### Task goal
Leave out the pictures, then reproduce the rest of the material exactly.

### Provided data
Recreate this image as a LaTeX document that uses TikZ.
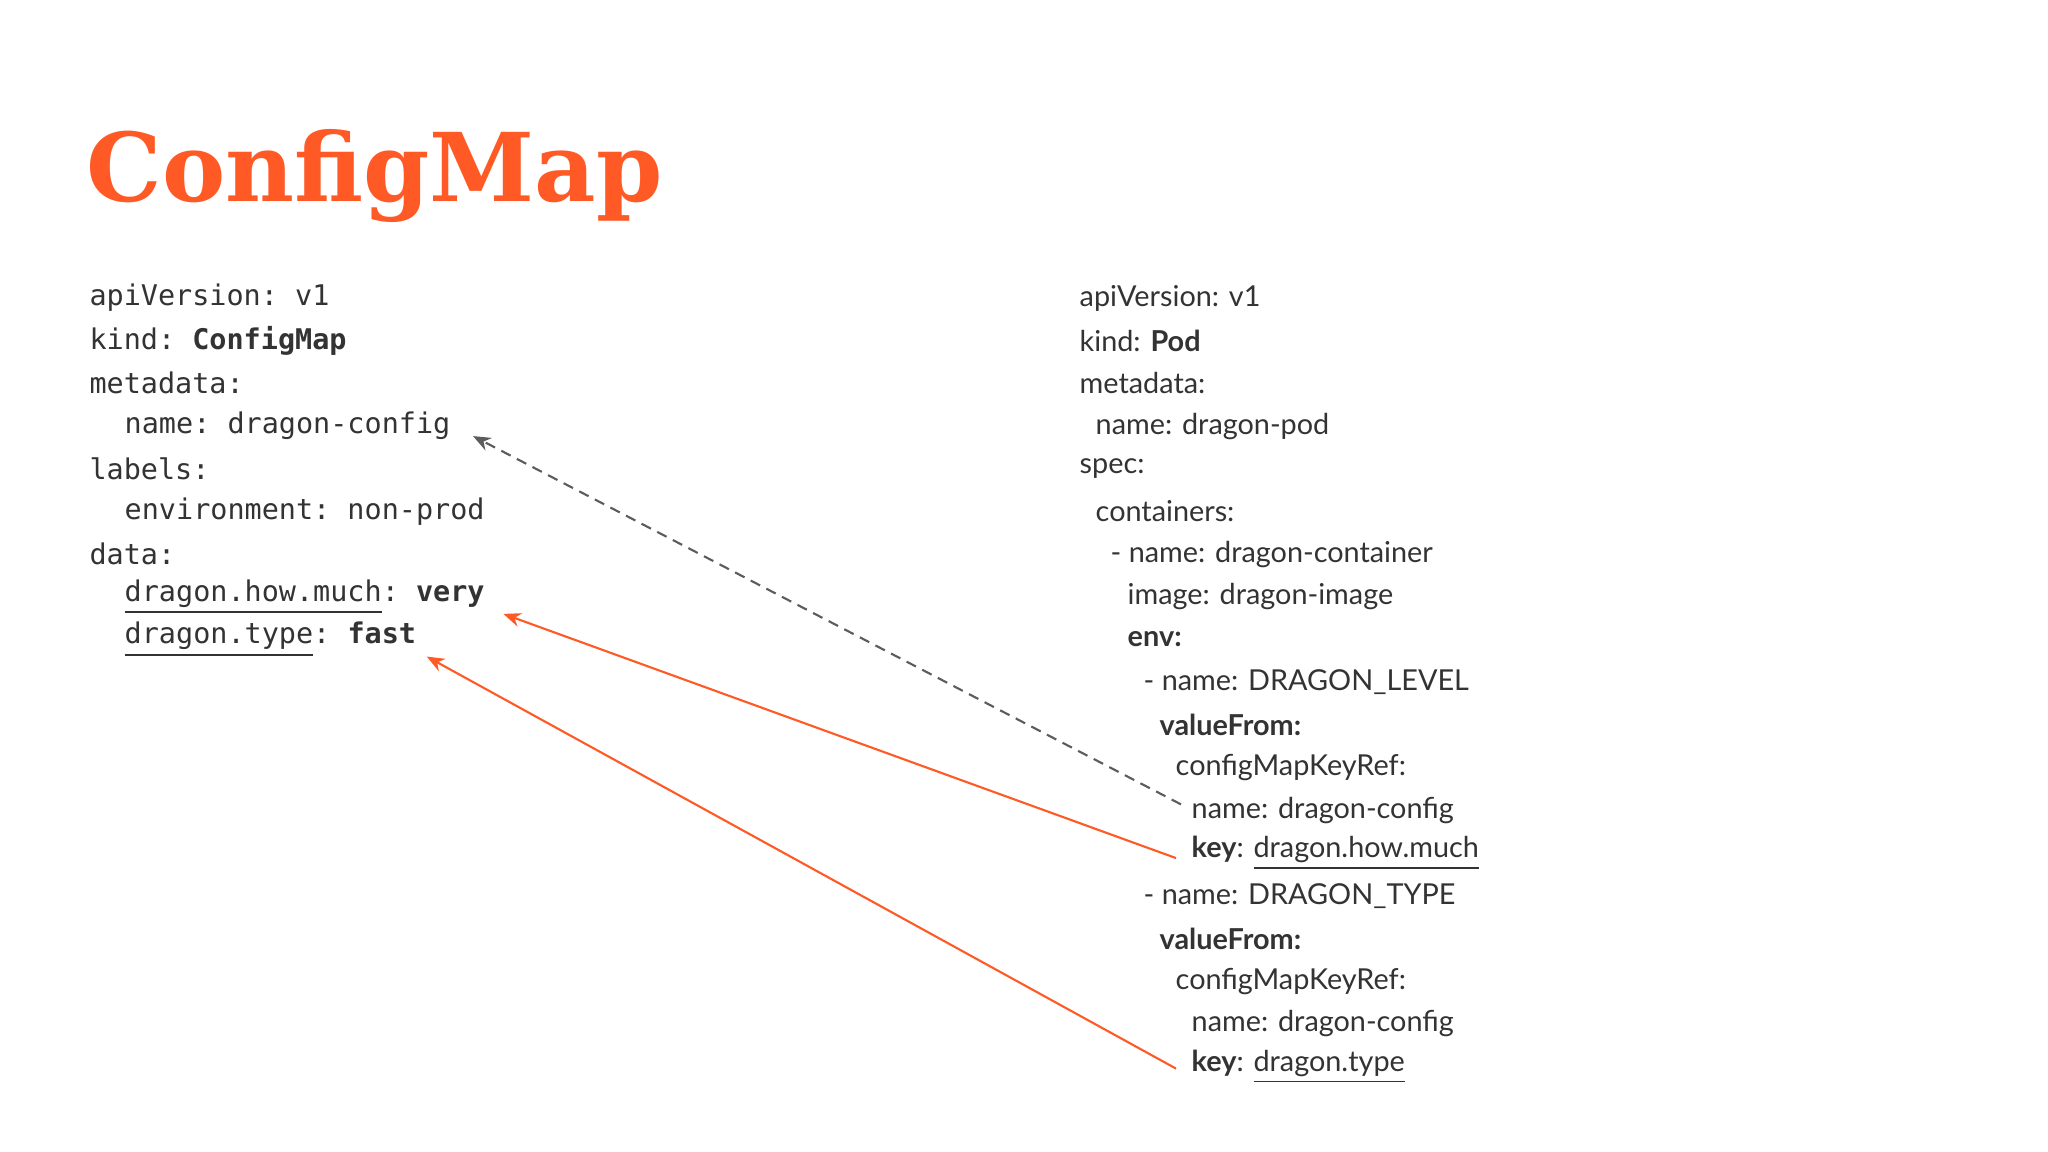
\documentclass[tikz,border=0pt]{standalone}
\usepackage{fontspec}
\setmainfont{Lato}
\setmonofont{DejaVu Sans Mono}
\newfontfamily\titlefont{DejaVu Serif}
\usetikzlibrary{arrows.meta}
\definecolor{orng}{HTML}{FF5A26}
\definecolor{txt}{HTML}{333333}
\begin{document}
\begin{tikzpicture}[x=1cm,y=1cm,
  mono/.style={anchor=west,inner sep=0pt,text=txt,font=\ttfamily\fontsize{8.1}{10}\selectfont},
  sans/.style={anchor=west,inner sep=0pt,text=txt,font=\fontsize{8.2}{10}\selectfont},
  link/.style={-{Stealth[length=5pt,width=4pt]},line width=0.6pt}]
\fill[white] (0,0) rectangle (20.48,11.52);
\useasboundingbox (0,0) rectangle (20.48,11.52);
\node[anchor=base west,inner sep=0pt,text=orng,font=\titlefont\bfseries\fontsize{27}{30}\selectfont] (title) at (0.86,9.5) {ConfigMap};
\def\L#1{(8.54-0.427*#1)}
% left
\node[mono] (l0) at (0.888,8.54) {apiVersion: v1};
\node[mono] (l1) at (0.888,8.113) {kind: \textbf{ConfigMap}};
\node[mono] (l2) at (0.888,7.686) {metadata:};
\node[mono] (l3) at (1.24,7.259) {name: dragon-config};
\node[mono] (l4) at (0.888,6.832) {labels:};
\node[mono] (l5) at (1.24,6.405) {environment: non-prod};
\node[mono] (l6) at (0.888,5.978) {data:};
\node[mono] (l7) at (1.24,5.551) {\underline{dragon.how.much}: \textbf{very}};
\node[mono] (l8) at (1.24,5.124) {\underline{dragon.type}: \textbf{fast}};
% right
\node[sans] (r0) at (10.79,8.54) {apiVersion: v1};
\node[sans] (r1) at (10.79,8.113) {kind: \textbf{Pod}};
\node[sans] (r2) at (10.79,7.686) {metadata:};
\node[sans] (r3) at (10.95,7.259) {name: dragon-pod};
\node[sans] (r4) at (10.79,6.832) {spec:};
\node[sans] (r5) at (10.95,6.405) {containers:};
\node[sans] (r6) at (11.10,5.978) {- name: dragon-container};
\node[sans] (r7) at (11.27,5.551) {image: dragon-image};
\node[sans] (r8) at (11.27,5.124) {\textbf{env:}};
\node[sans] (r9) at (11.43,4.697) {- name: DRAGON\_LEVEL};
\node[sans] (r10) at (11.59,4.270) {\textbf{valueFrom:}};
\node[sans] (r11) at (11.75,3.843) {configMapKeyRef:};
\node[sans] (r12) at (11.91,3.416) {name: dragon-config};
\node[sans] (r13) at (11.91,2.989) {\textbf{key}: \underline{dragon.how.much}};
\node[sans] (r14) at (11.43,2.562) {- name: DRAGON\_TYPE};
\node[sans] (r15) at (11.59,2.135) {\textbf{valueFrom:}};
\node[sans] (r16) at (11.75,1.708) {configMapKeyRef:};
\node[sans] (r17) at (11.91,1.281) {name: dragon-config};
\node[sans] (r18) at (11.91,0.854) {\textbf{key}: \underline{dragon.type}};
% arrows
\draw[link,dashed,draw=txt!80,dash pattern=on 3pt off 2pt] ([xshift=-0.1cm,yshift=0.06cm]r12.west) -- ([xshift=0.22cm,yshift=-0.1cm]l3.east);
\draw[link,orng] ([xshift=-0.15cm,yshift=-0.05cm]r13.west) -- ([xshift=0.18cm,yshift=-0.17cm]l7.east);
\draw[link,orng] ([xshift=-0.15cm,yshift=-0.02cm]r18.west) -- ([xshift=0.1cm,yshift=-0.17cm]l8.east);
\end{tikzpicture}
\end{document}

### Exercise answer
Recreate this image as a LaTeX document that uses TikZ.
\documentclass[tikz,border=0pt]{standalone}
\usepackage{fontspec}
\setmainfont{Lato}
\setmonofont{DejaVu Sans Mono}
\newfontfamily\titlefont{DejaVu Serif}
\usetikzlibrary{arrows.meta}
\definecolor{orng}{HTML}{FF5A26}
\definecolor{txt}{HTML}{333333}
\begin{document}
\begin{tikzpicture}[x=1cm,y=1cm,
  mono/.style={anchor=west,inner sep=0pt,text=txt,font=\ttfamily\fontsize{8.1}{10}\selectfont},
  sans/.style={anchor=west,inner sep=0pt,text=txt,font=\fontsize{8.2}{10}\selectfont},
  link/.style={-{Stealth[length=5pt,width=4pt]},line width=0.6pt}]
\fill[white] (0,0) rectangle (20.48,11.52);
\useasboundingbox (0,0) rectangle (20.48,11.52);
\node[anchor=base west,inner sep=0pt,text=orng,font=\titlefont\bfseries\fontsize{27}{30}\selectfont] (title) at (0.86,9.5) {ConfigMap};
\def\L#1{(8.54-0.427*#1)}
% left
\node[mono] (l0) at (0.888,8.54) {apiVersion: v1};
\node[mono] (l1) at (0.888,8.113) {kind: \textbf{ConfigMap}};
\node[mono] (l2) at (0.888,7.686) {metadata:};
\node[mono] (l3) at (1.24,7.259) {name: dragon-config};
\node[mono] (l4) at (0.888,6.832) {labels:};
\node[mono] (l5) at (1.24,6.405) {environment: non-prod};
\node[mono] (l6) at (0.888,5.978) {data:};
\node[mono] (l7) at (1.24,5.551) {\underline{dragon.how.much}: \textbf{very}};
\node[mono] (l8) at (1.24,5.124) {\underline{dragon.type}: \textbf{fast}};
% right
\node[sans] (r0) at (10.79,8.54) {apiVersion: v1};
\node[sans] (r1) at (10.79,8.113) {kind: \textbf{Pod}};
\node[sans] (r2) at (10.79,7.686) {metadata:};
\node[sans] (r3) at (10.95,7.259) {name: dragon-pod};
\node[sans] (r4) at (10.79,6.832) {spec:};
\node[sans] (r5) at (10.95,6.405) {containers:};
\node[sans] (r6) at (11.10,5.978) {- name: dragon-container};
\node[sans] (r7) at (11.27,5.551) {image: dragon-image};
\node[sans] (r8) at (11.27,5.124) {\textbf{env:}};
\node[sans] (r9) at (11.43,4.697) {- name: DRAGON\_LEVEL};
\node[sans] (r10) at (11.59,4.270) {\textbf{valueFrom:}};
\node[sans] (r11) at (11.75,3.843) {configMapKeyRef:};
\node[sans] (r12) at (11.91,3.416) {name: dragon-config};
\node[sans] (r13) at (11.91,2.989) {\textbf{key}: \underline{dragon.how.much}};
\node[sans] (r14) at (11.43,2.562) {- name: DRAGON\_TYPE};
\node[sans] (r15) at (11.59,2.135) {\textbf{valueFrom:}};
\node[sans] (r16) at (11.75,1.708) {configMapKeyRef:};
\node[sans] (r17) at (11.91,1.281) {name: dragon-config};
\node[sans] (r18) at (11.91,0.854) {\textbf{key}: \underline{dragon.type}};
% arrows
\draw[link,dashed,draw=txt!80,dash pattern=on 3pt off 2pt] ([xshift=-0.1cm,yshift=0.06cm]r12.west) -- ([xshift=0.22cm,yshift=-0.1cm]l3.east);
\draw[link,orng] ([xshift=-0.15cm,yshift=-0.05cm]r13.west) -- ([xshift=0.18cm,yshift=-0.17cm]l7.east);
\draw[link,orng] ([xshift=-0.15cm,yshift=-0.02cm]r18.west) -- ([xshift=0.1cm,yshift=-0.17cm]l8.east);
\end{tikzpicture}
\end{document}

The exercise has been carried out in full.